-- START Supplied information --

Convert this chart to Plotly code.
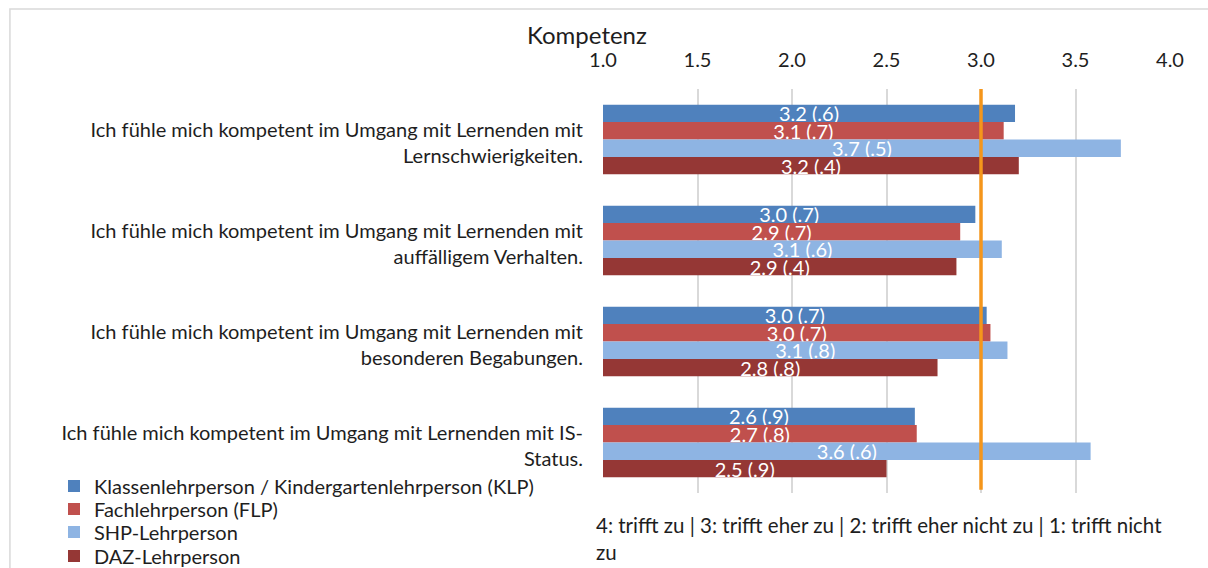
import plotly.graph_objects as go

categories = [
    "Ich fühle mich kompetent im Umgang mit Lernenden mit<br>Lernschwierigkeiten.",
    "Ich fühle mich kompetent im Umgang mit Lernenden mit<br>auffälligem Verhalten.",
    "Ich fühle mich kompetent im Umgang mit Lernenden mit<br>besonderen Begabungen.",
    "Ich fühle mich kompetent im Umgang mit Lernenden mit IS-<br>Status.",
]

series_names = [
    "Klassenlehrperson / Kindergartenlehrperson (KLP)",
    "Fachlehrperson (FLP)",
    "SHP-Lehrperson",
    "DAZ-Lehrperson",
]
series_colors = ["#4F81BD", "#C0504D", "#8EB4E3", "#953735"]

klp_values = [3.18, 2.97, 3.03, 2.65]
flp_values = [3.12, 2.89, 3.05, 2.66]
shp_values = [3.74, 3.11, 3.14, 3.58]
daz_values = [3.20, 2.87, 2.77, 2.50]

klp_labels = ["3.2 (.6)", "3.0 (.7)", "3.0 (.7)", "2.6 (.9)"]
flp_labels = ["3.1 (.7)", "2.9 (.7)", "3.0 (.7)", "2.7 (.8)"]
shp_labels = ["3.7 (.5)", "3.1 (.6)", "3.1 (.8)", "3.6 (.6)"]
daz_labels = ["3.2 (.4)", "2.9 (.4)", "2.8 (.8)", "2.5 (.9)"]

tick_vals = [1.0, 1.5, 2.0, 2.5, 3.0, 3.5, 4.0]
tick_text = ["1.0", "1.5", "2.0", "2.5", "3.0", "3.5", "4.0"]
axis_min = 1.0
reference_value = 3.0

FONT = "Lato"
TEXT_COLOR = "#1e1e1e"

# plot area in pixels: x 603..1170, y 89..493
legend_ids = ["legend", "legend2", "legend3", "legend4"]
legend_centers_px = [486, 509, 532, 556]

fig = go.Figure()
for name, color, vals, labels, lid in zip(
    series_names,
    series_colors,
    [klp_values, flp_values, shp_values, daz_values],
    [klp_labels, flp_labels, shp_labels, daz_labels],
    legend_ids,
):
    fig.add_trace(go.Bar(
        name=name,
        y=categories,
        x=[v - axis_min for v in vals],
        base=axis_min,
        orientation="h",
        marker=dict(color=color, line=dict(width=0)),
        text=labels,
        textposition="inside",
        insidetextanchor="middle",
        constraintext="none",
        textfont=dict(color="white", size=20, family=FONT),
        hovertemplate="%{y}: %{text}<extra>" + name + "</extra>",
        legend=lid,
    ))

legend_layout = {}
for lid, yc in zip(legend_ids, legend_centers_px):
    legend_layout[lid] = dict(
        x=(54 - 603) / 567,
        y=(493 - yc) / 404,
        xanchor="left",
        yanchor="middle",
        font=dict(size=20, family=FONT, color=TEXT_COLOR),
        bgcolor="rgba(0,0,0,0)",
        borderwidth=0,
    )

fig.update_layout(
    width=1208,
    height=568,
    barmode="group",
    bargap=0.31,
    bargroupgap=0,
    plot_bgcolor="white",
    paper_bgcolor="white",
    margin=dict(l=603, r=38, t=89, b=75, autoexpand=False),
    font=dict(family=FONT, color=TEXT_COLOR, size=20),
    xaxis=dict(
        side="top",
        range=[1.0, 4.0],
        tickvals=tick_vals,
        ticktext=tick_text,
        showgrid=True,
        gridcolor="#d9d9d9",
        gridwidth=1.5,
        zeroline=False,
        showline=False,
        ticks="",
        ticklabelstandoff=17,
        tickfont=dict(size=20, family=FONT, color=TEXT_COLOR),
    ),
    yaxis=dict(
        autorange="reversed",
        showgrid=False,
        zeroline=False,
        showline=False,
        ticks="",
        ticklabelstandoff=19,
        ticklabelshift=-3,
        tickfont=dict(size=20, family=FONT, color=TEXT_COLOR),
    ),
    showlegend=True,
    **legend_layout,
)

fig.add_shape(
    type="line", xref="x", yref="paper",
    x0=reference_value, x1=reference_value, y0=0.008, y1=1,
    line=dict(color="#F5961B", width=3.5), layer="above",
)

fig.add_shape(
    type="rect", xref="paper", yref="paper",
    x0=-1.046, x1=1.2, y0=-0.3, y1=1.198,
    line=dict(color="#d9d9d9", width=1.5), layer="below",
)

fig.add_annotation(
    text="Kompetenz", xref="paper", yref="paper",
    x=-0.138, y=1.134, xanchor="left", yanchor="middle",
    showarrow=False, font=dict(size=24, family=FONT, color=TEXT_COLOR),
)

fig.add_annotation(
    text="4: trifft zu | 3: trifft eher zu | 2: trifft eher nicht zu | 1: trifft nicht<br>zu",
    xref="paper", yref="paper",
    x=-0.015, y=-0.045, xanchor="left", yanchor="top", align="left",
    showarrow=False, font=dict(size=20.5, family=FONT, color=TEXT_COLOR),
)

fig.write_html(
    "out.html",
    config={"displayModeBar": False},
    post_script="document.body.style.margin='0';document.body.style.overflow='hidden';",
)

-- END Supplied information --

■ Exercise objective
Return the listing above unchanged, apart from dropping its pictures.

■ Result of the exercise
Convert this chart to Plotly code.
import plotly.graph_objects as go

categories = [
    "Ich fühle mich kompetent im Umgang mit Lernenden mit<br>Lernschwierigkeiten.",
    "Ich fühle mich kompetent im Umgang mit Lernenden mit<br>auffälligem Verhalten.",
    "Ich fühle mich kompetent im Umgang mit Lernenden mit<br>besonderen Begabungen.",
    "Ich fühle mich kompetent im Umgang mit Lernenden mit IS-<br>Status.",
]

series_names = [
    "Klassenlehrperson / Kindergartenlehrperson (KLP)",
    "Fachlehrperson (FLP)",
    "SHP-Lehrperson",
    "DAZ-Lehrperson",
]
series_colors = ["#4F81BD", "#C0504D", "#8EB4E3", "#953735"]

klp_values = [3.18, 2.97, 3.03, 2.65]
flp_values = [3.12, 2.89, 3.05, 2.66]
shp_values = [3.74, 3.11, 3.14, 3.58]
daz_values = [3.20, 2.87, 2.77, 2.50]

klp_labels = ["3.2 (.6)", "3.0 (.7)", "3.0 (.7)", "2.6 (.9)"]
flp_labels = ["3.1 (.7)", "2.9 (.7)", "3.0 (.7)", "2.7 (.8)"]
shp_labels = ["3.7 (.5)", "3.1 (.6)", "3.1 (.8)", "3.6 (.6)"]
daz_labels = ["3.2 (.4)", "2.9 (.4)", "2.8 (.8)", "2.5 (.9)"]

tick_vals = [1.0, 1.5, 2.0, 2.5, 3.0, 3.5, 4.0]
tick_text = ["1.0", "1.5", "2.0", "2.5", "3.0", "3.5", "4.0"]
axis_min = 1.0
reference_value = 3.0

FONT = "Lato"
TEXT_COLOR = "#1e1e1e"

# plot area in pixels: x 603..1170, y 89..493
legend_ids = ["legend", "legend2", "legend3", "legend4"]
legend_centers_px = [486, 509, 532, 556]

fig = go.Figure()
for name, color, vals, labels, lid in zip(
    series_names,
    series_colors,
    [klp_values, flp_values, shp_values, daz_values],
    [klp_labels, flp_labels, shp_labels, daz_labels],
    legend_ids,
):
    fig.add_trace(go.Bar(
        name=name,
        y=categories,
        x=[v - axis_min for v in vals],
        base=axis_min,
        orientation="h",
        marker=dict(color=color, line=dict(width=0)),
        text=labels,
        textposition="inside",
        insidetextanchor="middle",
        constraintext="none",
        textfont=dict(color="white", size=20, family=FONT),
        hovertemplate="%{y}: %{text}<extra>" + name + "</extra>",
        legend=lid,
    ))

legend_layout = {}
for lid, yc in zip(legend_ids, legend_centers_px):
    legend_layout[lid] = dict(
        x=(54 - 603) / 567,
        y=(493 - yc) / 404,
        xanchor="left",
        yanchor="middle",
        font=dict(size=20, family=FONT, color=TEXT_COLOR),
        bgcolor="rgba(0,0,0,0)",
        borderwidth=0,
    )

fig.update_layout(
    width=1208,
    height=568,
    barmode="group",
    bargap=0.31,
    bargroupgap=0,
    plot_bgcolor="white",
    paper_bgcolor="white",
    margin=dict(l=603, r=38, t=89, b=75, autoexpand=False),
    font=dict(family=FONT, color=TEXT_COLOR, size=20),
    xaxis=dict(
        side="top",
        range=[1.0, 4.0],
        tickvals=tick_vals,
        ticktext=tick_text,
        showgrid=True,
        gridcolor="#d9d9d9",
        gridwidth=1.5,
        zeroline=False,
        showline=False,
        ticks="",
        ticklabelstandoff=17,
        tickfont=dict(size=20, family=FONT, color=TEXT_COLOR),
    ),
    yaxis=dict(
        autorange="reversed",
        showgrid=False,
        zeroline=False,
        showline=False,
        ticks="",
        ticklabelstandoff=19,
        ticklabelshift=-3,
        tickfont=dict(size=20, family=FONT, color=TEXT_COLOR),
    ),
    showlegend=True,
    **legend_layout,
)

fig.add_shape(
    type="line", xref="x", yref="paper",
    x0=reference_value, x1=reference_value, y0=0.008, y1=1,
    line=dict(color="#F5961B", width=3.5), layer="above",
)

fig.add_shape(
    type="rect", xref="paper", yref="paper",
    x0=-1.046, x1=1.2, y0=-0.3, y1=1.198,
    line=dict(color="#d9d9d9", width=1.5), layer="below",
)

fig.add_annotation(
    text="Kompetenz", xref="paper", yref="paper",
    x=-0.138, y=1.134, xanchor="left", yanchor="middle",
    showarrow=False, font=dict(size=24, family=FONT, color=TEXT_COLOR),
)

fig.add_annotation(
    text="4: trifft zu | 3: trifft eher zu | 2: trifft eher nicht zu | 1: trifft nicht<br>zu",
    xref="paper", yref="paper",
    x=-0.015, y=-0.045, xanchor="left", yanchor="top", align="left",
    showarrow=False, font=dict(size=20.5, family=FONT, color=TEXT_COLOR),
)

fig.write_html(
    "out.html",
    config={"displayModeBar": False},
    post_script="document.body.style.margin='0';document.body.style.overflow='hidden';",
)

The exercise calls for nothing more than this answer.